Der Anwalt bekräftigte die Aussagen, welche die 32-jährige Mutter am Montag vor Gericht gemacht hatte: Dass sie und der Kindsvater angesichts des Leidens ihrer Tochter diese «erlösen wollten». Sie hätten das Kind keineswegs loswerden wollen – das wäre einfach gewesen: Man hätte ihm eine Magensonde einsetzen lassen und es in eine Institution abgegeben.

Freispruch für Grossmutter

Die Grossmutter des Kindes wird von der Staatsanwaltschaft der Gehilfenschaft zum Mord beschuldigt. Bestraft werden solle sie mit fünf Jahren Freiheitsentzug und 15 Jahren Landesverweis. Sie habe vom Plan gewusst und ihre Tochter und deren Freund darin bestärkt.

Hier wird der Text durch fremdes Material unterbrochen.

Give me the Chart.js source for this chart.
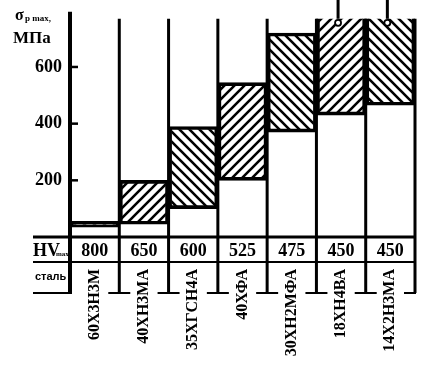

Der Verteidiger der 52-Jährigen stellte dies in Abrede. Seine Mandantin habe zwar vom Tötungsplan gewusst, aber davon abgeraten. Sie sei vollumfänglich freizusprechen.

In ihren Schlussworten betonten die Eltern, sie hätten ihre Tochter aus Liebe von ihren Leiden erlöst. Die Mutter versicherte, ihre der Gehilfenschaft beschuldigte Mama habe nichts mit der Tat zu tun, sie sei dagegen gewesen. Der Vater sagte unter Tränen, er wolle «die Unterstellung aus der Welt schaffen», sie hätten «keine Lust auf unsere Tochter» gehabt und sie «aus der Welt haben» wollen.

Das Urteil wird am Freitag eröffnet.